=== Given information ===
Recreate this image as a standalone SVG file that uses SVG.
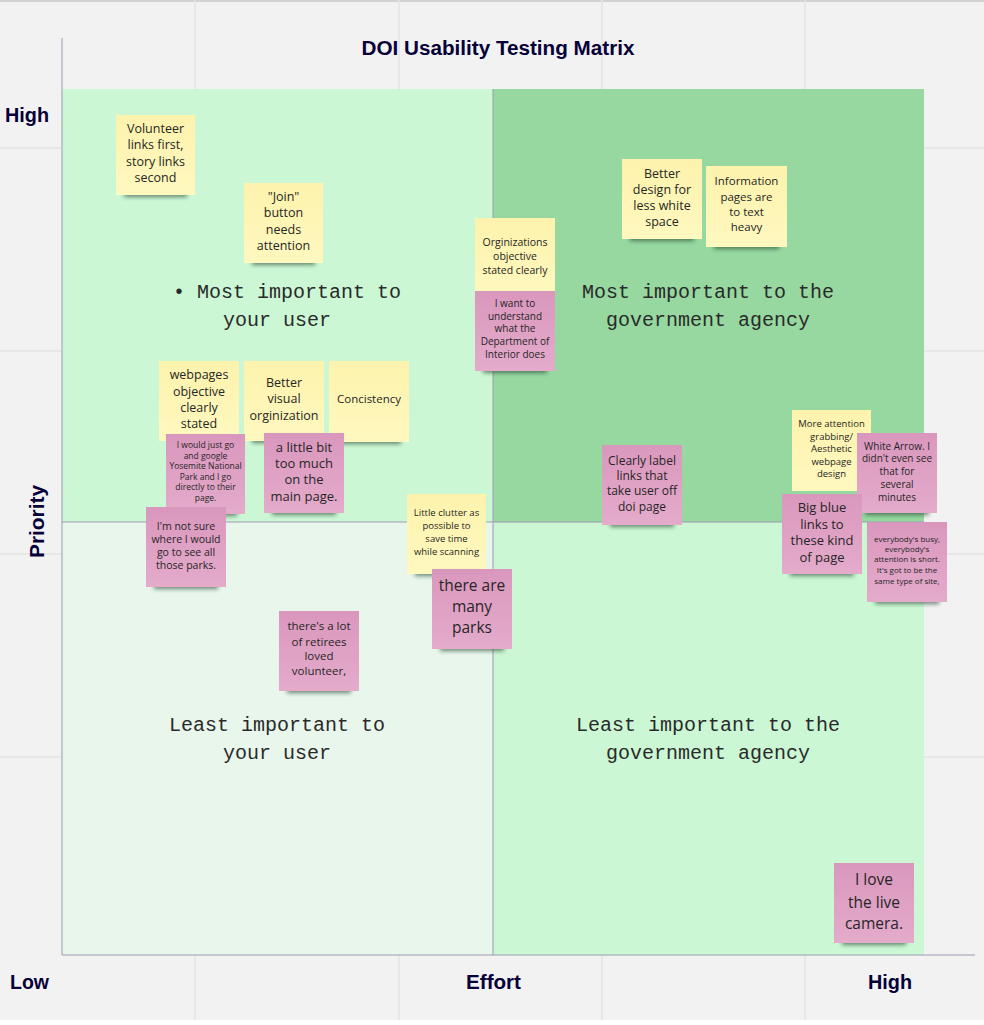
<svg xmlns="http://www.w3.org/2000/svg" width="984" height="1025" viewBox="0 0 984 1025">
<defs>
<linearGradient id="gp" x1="0" y1="0" x2="0" y2="1"><stop offset="0" stop-color="#da97bd"/><stop offset="1" stop-color="#e4abcb"/></linearGradient>
<linearGradient id="gy" x1="0" y1="0" x2="0" y2="1"><stop offset="0" stop-color="#fdf3ad"/><stop offset="1" stop-color="#fff8bf"/></linearGradient>
<filter id="blur" x="-20%" y="-100%" width="140%" height="300%"><feGaussianBlur stdDeviation="2"/></filter>
<style>
.grid{stroke:#e4e4e4;stroke-width:1.5;fill:none}
.axis{stroke:#9b9bb2;stroke-width:1;fill:none}
.ax{font-family:"Liberation Sans",Roboto,sans-serif;font-weight:700;fill:#050038;font-size:20px}
.q{font-family:"Liberation Mono","DejaVu Sans Mono",monospace;font-size:20px;fill:#2a2a2a;text-anchor:middle}
.sh{fill:#1d3a25;opacity:0.6;filter:url(#blur)}
.py{fill:url(#gy)}
.pp{fill:url(#gp)}
.t{font-family:"Open Sans","Noto Sans",sans-serif;fill:#262626;text-anchor:middle}
</style>
</defs>
<rect x="0" y="0" width="984" height="1025" fill="#f2f2f2"/>
<rect x="0" y="1020" width="984" height="5" fill="#ffffff"/>
<line x1="0" y1="1" x2="984" y2="1" stroke="#d2d2d2" stroke-width="2"/>
<g id="grid">
<path class="grid" d="M195,0V1020M399,0V1020M602,0V1020M805,0V1020M0,148H984M0,351H984M0,554H984M0,757H984"/>
</g>
<g id="quadrants">
<rect x="62" y="89" width="431" height="433" fill="#ccf7d5"/>
<rect x="493" y="89" width="431" height="433" fill="#96d8a0"/>
<rect x="62" y="522" width="431" height="433" fill="#e8f6ec"/>
<rect x="493" y="522" width="431" height="433" fill="#ccf7d5"/>
<path class="axis" d="M493,89V955M62,522H924"/>
</g>
<g id="axes">
<path class="axis" d="M62,38V955H975"/>
<text x="498" y="55" class="ax" text-anchor="middle" textLength="273" lengthAdjust="spacingAndGlyphs">DOI Usability Testing Matrix</text>
<text x="5" y="122" class="ax" textLength="44" lengthAdjust="spacingAndGlyphs">High</text>
<text x="10" y="989" class="ax" textLength="39" lengthAdjust="spacingAndGlyphs">Low</text>
<text x="493.5" y="989" class="ax" text-anchor="middle" textLength="55" lengthAdjust="spacingAndGlyphs">Effort</text>
<text x="890" y="989" class="ax" text-anchor="middle" textLength="44" lengthAdjust="spacingAndGlyphs">High</text>
<text x="0" y="0" class="ax" text-anchor="middle" transform="translate(44,521.5) rotate(-90)" textLength="73" lengthAdjust="spacingAndGlyphs">Priority</text>
</g>
<g id="quadrant-labels">
<text class="q" x="287" y="298">• Most important to</text>
<text class="q" x="277" y="326">your user</text>
<text class="q" x="708" y="298">Most important to the</text>
<text class="q" x="708" y="326">government agency</text>
<text class="q" x="277" y="731">Least important to</text>
<text class="q" x="277" y="759">your user</text>
<text class="q" x="708" y="731">Least important to the</text>
<text class="q" x="708" y="759">government agency</text>
</g>
<g id="connectors">
<path d="M186,503V514H205V522" fill="none" stroke="#8a7f86" stroke-width="1"/>
</g>
<g id="n1"><rect class="sh" x="124" y="191" width="63" height="6"/><rect class="py" x="116" y="115" width="79" height="80"/>
<text class="t" font-size="12.5"><tspan x="155.5" y="132.5">Volunteer</tspan><tspan x="155.5" y="149">links first,</tspan><tspan x="155.5" y="165.5">story links</tspan><tspan x="155.5" y="182">second</tspan></text></g>
<g id="n2"><rect class="sh" x="252" y="259" width="63" height="6"/><rect class="py" x="244" y="183" width="79" height="80"/>
<text class="t" font-size="12.5"><tspan x="283.5" y="200.5">"Join"</tspan><tspan x="283.5" y="217">button</tspan><tspan x="283.5" y="233.5">needs</tspan><tspan x="283.5" y="250">attention</tspan></text></g>
<g id="n4"><rect class="sh" x="630" y="235" width="64" height="6"/><rect class="py" x="622" y="159" width="80" height="80"/>
<text class="t" font-size="12.5"><tspan x="662" y="177.5">Better</tspan><tspan x="662" y="193.5">design for</tspan><tspan x="662" y="209.5">less white</tspan><tspan x="662" y="226">space</tspan></text></g>
<g id="n5"><rect class="sh" x="714" y="243" width="65" height="6"/><rect class="py" x="706" y="166" width="81" height="81"/>
<text class="t" font-size="11.5"><tspan x="746.5" y="185">Information</tspan><tspan x="746.5" y="201">pages are</tspan><tspan x="746.5" y="216">to text</tspan><tspan x="746.5" y="231">heavy</tspan></text></g>
<g id="n3"><rect class="py" x="475" y="218" width="80" height="80"/>
<text class="t" font-size="10.5"><tspan x="515" y="245.5">Orginizations</tspan><tspan x="515" y="259.5">objective</tspan><tspan x="515" y="273.5">stated clearly</tspan></text></g>
<g id="n3b"><rect class="sh" x="483" y="367" width="64" height="6"/><rect class="pp" x="475" y="291" width="80" height="80"/>
<text class="t" font-size="10"><tspan x="515" y="306.5">I want to</tspan><tspan x="515" y="319.5">understand</tspan><tspan x="515" y="332">what the</tspan><tspan x="515" y="344.5">Department of</tspan><tspan x="515" y="357.5">Interior does</tspan></text></g>
<g id="n6"><rect class="py" x="159" y="361" width="80" height="80"/>
<text class="t" font-size="12.5"><tspan x="199" y="379">webpages</tspan><tspan x="199" y="395.5">objective</tspan><tspan x="199" y="411.5">clearly</tspan><tspan x="199" y="428">stated</tspan></text></g>
<g id="n7"><rect class="sh" x="252" y="437" width="64" height="6"/><rect class="py" x="244" y="361" width="80" height="80"/>
<text class="t" font-size="12.5"><tspan x="284" y="386.5">Better</tspan><tspan x="284" y="403">visual</tspan><tspan x="284" y="419.5">orginization</tspan></text></g>
<g id="n8"><rect class="sh" x="337" y="438" width="64" height="6"/><rect class="py" x="329" y="361" width="80" height="81"/>
<text class="t" font-size="11.5"><tspan x="369" y="403">Concistency</tspan></text></g>
<g id="n9"><rect class="sh" x="174" y="510" width="63" height="6"/><rect class="pp" x="166" y="434" width="79" height="80"/>
<text class="t" font-size="8.5"><tspan x="205.5" y="448">I would just go</tspan><tspan x="205.5" y="459">and google</tspan><tspan x="205.5" y="469">Yosemite National</tspan><tspan x="205.5" y="480">Park and I go</tspan><tspan x="205.5" y="490">directly to their</tspan><tspan x="205.5" y="501">page.</tspan></text></g>
<g id="n10"><rect class="sh" x="272" y="509" width="64" height="6"/><rect class="pp" x="264" y="433" width="80" height="80"/>
<text class="t" font-size="13"><tspan x="304" y="451.5">a little bit</tspan><tspan x="304" y="467.5">too much</tspan><tspan x="304" y="484">on the</tspan><tspan x="304" y="500.5">main page.</tspan></text></g>
<g id="n11"><rect class="sh" x="154" y="583" width="64" height="6"/><rect class="pp" x="146" y="507" width="80" height="80"/>
<text class="t" font-size="10.5"><tspan x="186" y="529.5">I'm not sure</tspan><tspan x="186" y="542.5">where I would</tspan><tspan x="186" y="555.5">go to see all</tspan><tspan x="186" y="568.5">those parks.</tspan></text></g>
<g id="n12"><rect class="sh" x="415" y="570" width="63" height="6"/><rect class="py" x="407" y="494" width="79" height="80"/>
<text class="t" font-size="9.5"><tspan x="446.5" y="515.5">Little clutter as</tspan><tspan x="446.5" y="529">possible to</tspan><tspan x="446.5" y="541.5">save time</tspan><tspan x="446.5" y="554.5">while scanning</tspan></text></g>
<g id="n13"><rect class="sh" x="440" y="645" width="64" height="6"/><rect class="pp" x="432" y="569" width="80" height="80"/>
<text class="t" font-size="15.5"><tspan x="472" y="590.5">there are</tspan><tspan x="472" y="612">many</tspan><tspan x="472" y="632.5">parks</tspan></text></g>
<g id="n14"><rect class="sh" x="610" y="521" width="64" height="6"/><rect class="pp" x="602" y="445" width="80" height="80"/>
<text class="t" font-size="12"><tspan x="642" y="465">Clearly label</tspan><tspan x="642" y="480">links that</tspan><tspan x="642" y="495">take user off</tspan><tspan x="642" y="511">doi page</tspan></text></g>
<g id="n15"><rect class="py" x="792" y="410" width="79" height="81"/>
<text class="t" font-size="9.5"><tspan x="831.5" y="426.5">More attention</tspan><tspan x="831.5" y="439.5">grabbing/</tspan><tspan x="831.5" y="451.5">Aesthetic</tspan><tspan x="831.5" y="464.5">webpage</tspan><tspan x="831.5" y="476.5">design</tspan></text></g>
<g id="n16"><rect class="sh" x="865" y="509" width="64" height="6"/><rect class="pp" x="857" y="433" width="80" height="80"/>
<text class="t" font-size="10"><tspan x="897" y="449.5">White Arrow. I</tspan><tspan x="897" y="461.5">didn't even see</tspan><tspan x="897" y="474.5">that for</tspan><tspan x="897" y="487.5">several</tspan><tspan x="897" y="500.5">minutes</tspan></text></g>
<g id="n17"><rect class="sh" x="790" y="570" width="64" height="6"/><rect class="pp" x="782" y="494" width="80" height="80"/>
<text class="t" font-size="13"><tspan x="822" y="511.5">Big blue</tspan><tspan x="822" y="528.5">links to</tspan><tspan x="822" y="544.5">these kind</tspan><tspan x="822" y="561.5">of page</tspan></text></g>
<g id="n18"><rect class="sh" x="875" y="598" width="64" height="6"/><rect class="pp" x="867" y="522" width="80" height="80"/>
<text class="t" font-size="8"><tspan x="907" y="542">everybody's busy,</tspan><tspan x="907" y="552">everybody's</tspan><tspan x="907" y="562">attention is short.</tspan><tspan x="907" y="573">It's got to be the</tspan><tspan x="907" y="584">same type of site,</tspan></text></g>
<g id="n19"><rect class="sh" x="287" y="687" width="64" height="6"/><rect class="pp" x="279" y="611" width="80" height="80"/>
<text class="t" font-size="11.5"><tspan x="319" y="630">there's a lot</tspan><tspan x="319" y="646">of retirees</tspan><tspan x="319" y="660">loved</tspan><tspan x="319" y="675">volunteer,</tspan></text></g>
<g id="n20"><rect class="sh" x="842" y="939" width="64" height="6"/><rect class="pp" x="834" y="863" width="80" height="80"/>
<text class="t" font-size="15.5"><tspan x="874" y="884.5">I love</tspan><tspan x="874" y="907.5">the live</tspan><tspan x="874" y="928.5">camera.</tspan></text></g>
</svg>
===
--- Exercise task ---
Find each line with the string "that" and copy it out.

--- The output ---
Recreate this image as a standalone SVG file that uses SVG.
<text class="t" font-size="12"><tspan x="642" y="465">Clearly label</tspan><tspan x="642" y="480">links that</tspan><tspan x="642" y="495">take user off</tspan><tspan x="642" y="511">doi page</tspan></text></g>
<text class="t" font-size="10"><tspan x="897" y="449.5">White Arrow. I</tspan><tspan x="897" y="461.5">didn't even see</tspan><tspan x="897" y="474.5">that for</tspan><tspan x="897" y="487.5">several</tspan><tspan x="897" y="500.5">minutes</tspan></text></g>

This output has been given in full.